TASK DESCRIPTION:
The line containing "PXY = H / (Y_MAX - Y_MIN)" marks the end: extract everything from the first line of the data through that line, exactly, with no pictures.
### DATASET SECTION ###
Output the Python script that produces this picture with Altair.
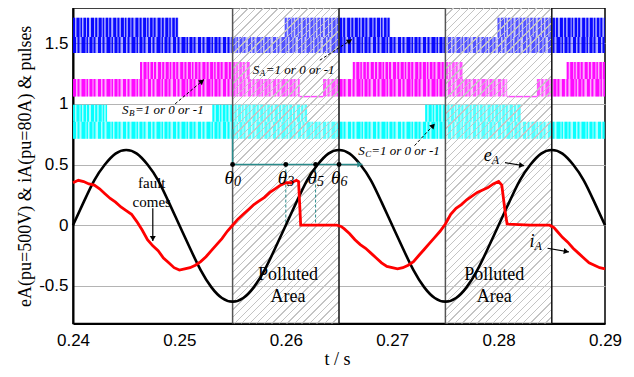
import math
import altair as alt
import pandas as pd

SERIF = "Liberation Serif"
SANS = "Liberation Sans"

# ---------------- axes ----------------
X_MIN, X_MAX = 0.24, 0.29
Y_MIN, Y_MAX = -0.81, 1.79
x_ticks = [0.24, 0.25, 0.26, 0.27, 0.28, 0.29]
y_ticks = [-0.5, 0, 0.5, 1, 1.5]

W, H = 532, 315.5
PXX = W / (X_MAX - X_MIN)
PXY = H / (Y_MAX - Y_MIN)

# ---------------- eA (black) ----------------
eA_t = [round(0.240 + 0.001 * k, 3) for k in range(51)]
eA_v = [0.00, 0.19, 0.37, 0.50, 0.59, 0.62, 0.59, 0.50, 0.37, 0.19,
        0.00, -0.19, -0.37, -0.51, -0.60, -0.63, -0.60, -0.51, -0.37, -0.19,
        0.00, 0.19, 0.37, 0.50, 0.59, 0.62, 0.59, 0.50, 0.37, 0.19,
        0.00, -0.19, -0.37, -0.51, -0.60, -0.63, -0.60, -0.51, -0.37, -0.19,
        0.00, 0.19, 0.37, 0.50, 0.59, 0.62, 0.59, 0.50, 0.37, 0.19,
        0.00]

# ---------------- iA (red) ----------------
iA_t = [0.2400, 0.2405, 0.2410, 0.2415, 0.2420, 0.2425, 0.2430, 0.2435, 0.2440, 0.2445,
        0.2450, 0.2455, 0.2460, 0.2465, 0.2470, 0.2475, 0.2480, 0.2485, 0.2490, 0.2495,
        0.2500, 0.2505, 0.2510, 0.2515, 0.2520, 0.2525, 0.2530, 0.2535, 0.2540, 0.2545,
        0.2550, 0.2555, 0.2560, 0.2565, 0.2570, 0.2575, 0.2580, 0.2585, 0.2590, 0.2595,
        0.2600, 0.2605, 0.2610, 0.2612, 0.2614, 0.2630, 0.2648, 0.2652, 0.2655, 0.2660,
        0.2665, 0.2670, 0.2675, 0.2680, 0.2685, 0.2690, 0.2695, 0.2700, 0.2705, 0.2710,
        0.2715, 0.2720, 0.2725, 0.2730, 0.2735, 0.2740, 0.2745, 0.2750, 0.2755, 0.2760,
        0.2765, 0.2770, 0.2775, 0.2780, 0.2785, 0.2790, 0.2795, 0.2800, 0.2803, 0.2806,
        0.2808, 0.2830, 0.2848, 0.2852, 0.2855, 0.2860, 0.2865, 0.2870, 0.2875, 0.2880,
        0.2885, 0.2890, 0.2895, 0.2900]
iA_v = [0.35, 0.37, 0.36, 0.34, 0.33, 0.30, 0.26, 0.22, 0.19, 0.15,
        0.12, 0.09, 0.03, -0.04, -0.12, -0.17, -0.21, -0.27, -0.31, -0.35,
        -0.37, -0.36, -0.35, -0.33, -0.30, -0.26, -0.21, -0.16, -0.11, -0.05,
        0.00, 0.05, 0.09, 0.13, 0.17, 0.20, 0.23, 0.27, 0.30, 0.33,
        0.35, 0.35, 0.37, 0.36, 0.00, 0.00, 0.00, -0.01, -0.03, -0.07,
        -0.12, -0.16, -0.19, -0.23, -0.27, -0.31, -0.34, -0.35, -0.36, -0.35,
        -0.33, -0.30, -0.25, -0.20, -0.15, -0.10, -0.05, 0.01, 0.09, 0.14,
        0.17, 0.21, 0.24, 0.27, 0.29, 0.31, 0.34, 0.36, 0.33, 0.12,
        0.01, 0.00, 0.00, -0.02, -0.05, -0.10, -0.14, -0.19, -0.23, -0.27,
        -0.31, -0.33, -0.35, -0.36]

# ---------------- pulses ----------------
SA_levels = (1.42, 1.55, 1.71)
SB_levels = (1.06, 1.205, 1.345)
SC_levels = (0.713, 0.853, 0.992)
SA_upper = [(0.2400, 0.2499), (0.2599, 0.2698), (0.2799, 0.2900)]
SA_lower = [(0.2400, 0.2900)]
SB_upper = [(0.2463, 0.2566), (0.2663, 0.2766), (0.2864, 0.2900)]
SB_lower = [(0.2400, 0.2613), (0.2635, 0.2808), (0.2836, 0.2900)]
SB_flat = [(0.2613, 0.2635), (0.2808, 0.2836)]
SC_upper = [(0.2400, 0.2432), (0.2531, 0.2620), (0.2731, 0.2821)]
SC_lower = [(0.2400, 0.2900)]

polluted = [(0.255, 0.265), (0.275, 0.285)]
boundaries = [0.255, 0.265, 0.275, 0.285]
boundary_colors = ["#555555", "#111111", "#555555", "#111111"]

theta_x = [0.255, 0.260, 0.2628, 0.265]
theta_names = ["0", "3", "5", "6"]
theta_y = 0.5

# ---------------- build tables ----------------
rows = []
for (segs, lv, col, kind) in [(SA_upper, (SA_levels[1], SA_levels[2]), "#0000ff", "u"),
                              (SA_lower, (SA_levels[0], SA_levels[1]), "#0000ff", "l"),
                              (SB_upper, (SB_levels[1], SB_levels[2]), "#ff00ff", "u"),
                              (SB_lower, (SB_levels[0], SB_levels[1]), "#ff00ff", "l"),
                              (SC_upper, (SC_levels[1], SC_levels[2]), "#00ffff", "u"),
                              (SC_lower, (SC_levels[0], SC_levels[1]), "#00ffff", "l")]:
    for a, b in segs:
        rows.append(dict(x=a, x2=b, ylo=lv[0], yhi=lv[1], ymid=(lv[0] + lv[1]) / 2,
                         sw=(lv[1] - lv[0]) * PXY, color=col, kind=kind))
pulse_df = pd.DataFrame(rows)
flat_df = pd.DataFrame([dict(x=a, x2=b, y=SB_levels[0], color="#ff00ff") for a, b in SB_flat])

eA_df = pd.DataFrame({"x": eA_t, "y": eA_v})
iA_df = pd.DataFrame({"x": iA_t, "y": iA_v})
pol_df = pd.DataFrame([dict(x=a, x2=b) for a, b in polluted])
bnd_df = pd.DataFrame({"x": boundaries, "color": boundary_colors})

xs = alt.Scale(domain=[X_MIN, X_MAX], nice=False, zero=False)
ys = alt.Scale(domain=[Y_MIN, Y_MAX], nice=False, zero=False)

XAXIS = alt.Axis(
    values=x_ticks, format=".2f", title="t / s", labelFont=SANS, labelFontSize=17,
    labelColor="black", labelPadding=9, labelFlush=False, tickSize=0, domainColor="black",
    domainWidth=2, grid=False, titleFont=SERIF, titleFontSize=18, titleFontWeight="normal",
    titleColor="black", titleX=W / 2 - 2, titleY=36, titleAlign="center", titleBaseline="middle")
YAXIS = alt.Axis(
    values=y_ticks, labelExpr="'' + datum.value", title="eA(pu=500V) & iA(pu=80A) & pulses",
    labelFont=SANS, labelFontSize=17, labelColor="black", labelPadding=5, labelFlush=False,
    tickSize=0, domainColor="black", domainWidth=2, grid=True, gridColor="#b4b4b4", gridWidth=1,
    titleFont=SERIF, titleFontSize=18, titleFontWeight="normal", titleColor="black",
    titleX=-48, titleY=H / 2, titleAngle=270, titleAlign="center", titleBaseline="middle")


def X(f="x"):
    return alt.X(f"{f}:Q", scale=xs, axis=XAXIS)


def Y(f="y"):
    return alt.Y(f"{f}:Q", scale=ys, axis=YAXIS)


# hatch gradient (style only): 45 degree lines, ~7 px apart horizontally
ang = math.radians(45)
Wr, Hr = 0.01 * PXX, H
gx, gy = math.sin(ang) / Hr, math.cos(ang) / Wr
s = (gx + gy) / (gx * gx + gy * gy)
x2g, y2g = s * gx, s * gy
dt_dpx = (x2g / Wr) / (x2g * x2g + y2g * y2g)
N = int(round(1 / (7.5 * dt_dpx)))
LINE = "#c4c4c4"
BG = "rgba(255,255,255,0.3)"
stops = []
for i in range(N):
    o0, o1, o2 = i / N, (i + 0.18) / N, (i + 1) / N
    stops += [alt.GradientStop(offset=o0, color=LINE),
              alt.GradientStop(offset=o1, color=LINE),
              alt.GradientStop(offset=o1, color=BG),
              alt.GradientStop(offset=min(o2, 1.0), color=BG)]
hatch_fill = alt.LinearGradient(gradient="linear", stops=stops, x1=0, y1=0, x2=x2g, y2=y2g)

# ---------------- layers ----------------
pulse_tint = alt.Chart(pulse_df).mark_rect(opacity=0.32).encode(
    x=X("x"), x2="x2", y=Y("ylo"), y2="yhi", color=alt.Color("color:N", scale=None))
pulse_up = alt.Chart(pulse_df[pulse_df.kind == "u"]).mark_rule(
    strokeDash=[2, 1.5, 3, 1, 1.5, 1.5, 2.5, 1, 2, 2, 3, 1.2],
    strokeCap="butt", opacity=0.95).encode(
    x=X("x"), x2="x2", y=Y("ymid"), size=alt.Size("sw:Q", scale=None),
    color=alt.Color("color:N", scale=None))
pulse_lo = alt.Chart(pulse_df[pulse_df.kind == "l"]).mark_rule(
    strokeDash=[3, 1.5, 2, 2, 4, 1, 1.5, 1.5, 3, 1, 2, 2.5],
    strokeCap="butt", opacity=0.95).encode(
    x=X("x"), x2="x2", y=Y("ymid"), size=alt.Size("sw:Q", scale=None),
    color=alt.Color("color:N", scale=None))
flat_lines = alt.Chart(flat_df).mark_rule(strokeWidth=1.5).encode(
    x=X("x"), x2="x2", y=Y("y"), color=alt.Color("color:N", scale=None))

hatch = alt.Chart(pol_df).mark_rect(fill=hatch_fill).encode(
    x=X("x"), x2="x2", y=alt.value(0), y2=alt.value(H))
bnd = alt.Chart(bnd_df).mark_rule(strokeWidth=1.5).encode(
    x=X("x"), color=alt.Color("color:N", scale=None))

# teal construction lines
TEAL = "#2a8c8c"
teal_df = pd.DataFrame([dict(x=0.255, y=0.5, x2=0.2672, y2=0.5),
                        dict(x=0.255, y=0.5, x2=0.255, y2=0.79)])
teal_dash_df = pd.DataFrame([dict(x=theta_x[1], y=theta_y, x2=theta_x[1], y2=0.0),
                             dict(x=theta_x[2], y=theta_y, x2=theta_x[2], y2=0.0)])
teal = alt.Chart(teal_df).mark_rule(color=TEAL, strokeWidth=1.5).encode(
    x=X("x"), y=Y("y"), x2="x2", y2="y2")
teal_dash = alt.Chart(teal_dash_df).mark_rule(color=TEAL, strokeWidth=1, strokeDash=[3, 2]).encode(
    x=X("x"), y=Y("y"), x2="x2", y2="y2")

eA_line = alt.Chart(eA_df).mark_line(color="black", strokeWidth=2.6, interpolate="natural").encode(
    x=X(), y=Y())
iA_line = alt.Chart(iA_df).mark_line(color="#ff0000", strokeWidth=2.8).encode(x=X(), y=Y())

dots = alt.Chart(pd.DataFrame({"x": theta_x, "y": [theta_y] * 4})).mark_circle(
    size=24, color="black", opacity=1).encode(x=X(), y=Y())

# arrows
arrows = [
    dict(x=0.2632, y=1.36, x2=0.2662, y2=1.53, dash=True, color="black"),
    dict(x=0.2496, y=1.00, x2=0.2523, y2=1.20, dash=True, color="black"),
    dict(x=0.2721, y=0.656, x2=0.2740, y2=0.836, dash=True, color="black"),
    dict(x=0.2475, y=0.14, x2=0.2475, y2=-0.13, dash=False, color="black"),
    dict(x=0.2806, y=0.515, x2=0.2824, y2=0.49, dash=False, color="black"),
    dict(x=0.2846, y=-0.19, x2=0.2866, y2=-0.22, dash=False, color="black"),
    dict(x=0.255, y=0.5, x2=0.2672, y2=0.5, dash=False, color=TEAL),
]
arr_df = pd.DataFrame(arrows)
heads = []
for a in arrows:
    dxp = (a["x2"] - a["x"]) * PXX
    dyp = -(a["y2"] - a["y"]) * PXY
    L = math.hypot(dxp, dyp)
    ux, uy = dxp / L, dyp / L
    back = 2.5
    heads.append(dict(x=a["x2"] - ux * back / PXX, y=a["y2"] + uy * back / PXY,
                      ang=math.degrees(math.atan2(dxp, -dyp)) % 360, color=a["color"]))
head_df = pd.DataFrame(heads)
arr_dash = alt.Chart(arr_df[arr_df.dash & (arr_df.color == "black")]).mark_rule(
    strokeWidth=1, strokeDash=[3, 2], color="black").encode(x=X("x"), y=Y("y"), x2="x2", y2="y2")
arr_solid = alt.Chart(arr_df[(~arr_df.dash) & (arr_df.color == "black")]).mark_rule(
    strokeWidth=1.2, color="black").encode(x=X("x"), y=Y("y"), x2="x2", y2="y2")
arr_heads = alt.Chart(head_df).mark_point(shape="triangle-up", filled=True, size=36, opacity=1).encode(
    x=X(), y=Y(), angle=alt.Angle("ang:Q", scale=None), color=alt.Color("color:N", scale=None))


# texts
def off(x, y, dxp, dyp):
    return x + dxp / PXX, y - dyp / PXY


it_rows = []
for (lab, sub, x0, y0) in [("S", "A", 0.2569, 1.28), ("S", "B", 0.2446, 0.95), ("S", "C", 0.2668, 0.61)]:
    it_rows.append(dict(x=x0, y=y0, text=lab, size=13))
    sx, sy = off(x0, y0, 7, 3)
    it_rows.append(dict(x=sx, y=sy, text=sub, size=9))
    rx, ry = off(x0, y0, 13, 0)
    it_rows.append(dict(x=rx, y=ry, text="=1 or 0 or -1", size=13))
for (lab, sub, x0, y0, d) in [("e", "A", 0.2786, 0.57, 8), ("i", "A", 0.2829, -0.135, 5)]:
    it_rows.append(dict(x=x0, y=y0, text=lab, size=18))
    sx, sy = off(x0, y0, d, 4)
    it_rows.append(dict(x=sx, y=sy, text=sub, size=12))
for tx, nm in zip(theta_x, theta_names):
    a1, b1 = off(tx, 0.39, -8, 0)
    it_rows.append(dict(x=a1, y=b1, text="θ", size=19))
    a2, b2 = off(tx, 0.39, 1.5, 4)
    it_rows.append(dict(x=a2, y=b2, text=nm, size=14))
it_df = pd.DataFrame(it_rows)
it_text = alt.Chart(it_df).mark_text(font=SERIF, fontStyle="italic", align="left", baseline="middle",
                                     color="black").encode(
    x=X(), y=Y(), text="text:N", size=alt.Size("size:Q", scale=None))

ct_df = pd.DataFrame([
    dict(x=0.2474, y=0.35, text="fault", size=15),
    dict(x=0.2474, y=0.19, text="comes", size=15),
    dict(x=0.2602, y=-0.41, text="Polluted", size=18),
    dict(x=0.2602, y=-0.59, text="Area", size=18),
    dict(x=0.2796, y=-0.41, text="Polluted", size=18),
    dict(x=0.2796, y=-0.59, text="Area", size=18),
])
ct_text = alt.Chart(ct_df).mark_text(font=SERIF, align="center", baseline="middle", color="black").encode(
    x=X(), y=Y(), text="text:N", size=alt.Size("size:Q", scale=None))

chart = alt.layer(
    pulse_tint, pulse_up, pulse_lo, flat_lines, hatch, bnd, teal, teal_dash,
    eA_line, iA_line, dots, arr_dash, arr_solid, arr_heads, it_text, ct_text,
).properties(
    width=W, height=H,
    padding={"left": 65, "top": 0, "right": 21, "bottom": 45},
    autosize=alt.AutoSizeParams(type="none"),
).configure_view(stroke="black", strokeWidth=1.5)

chart.save("out.html", embed_options={"renderer": "svg", "actions": False})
###
EXPECTED ANSWER:
Output the Python script that produces this picture with Altair.
import math
import altair as alt
import pandas as pd

SERIF = "Liberation Serif"
SANS = "Liberation Sans"

# ---------------- axes ----------------
X_MIN, X_MAX = 0.24, 0.29
Y_MIN, Y_MAX = -0.81, 1.79
x_ticks = [0.24, 0.25, 0.26, 0.27, 0.28, 0.29]
y_ticks = [-0.5, 0, 0.5, 1, 1.5]

W, H = 532, 315.5
PXX = W / (X_MAX - X_MIN)
PXY = H / (Y_MAX - Y_MIN)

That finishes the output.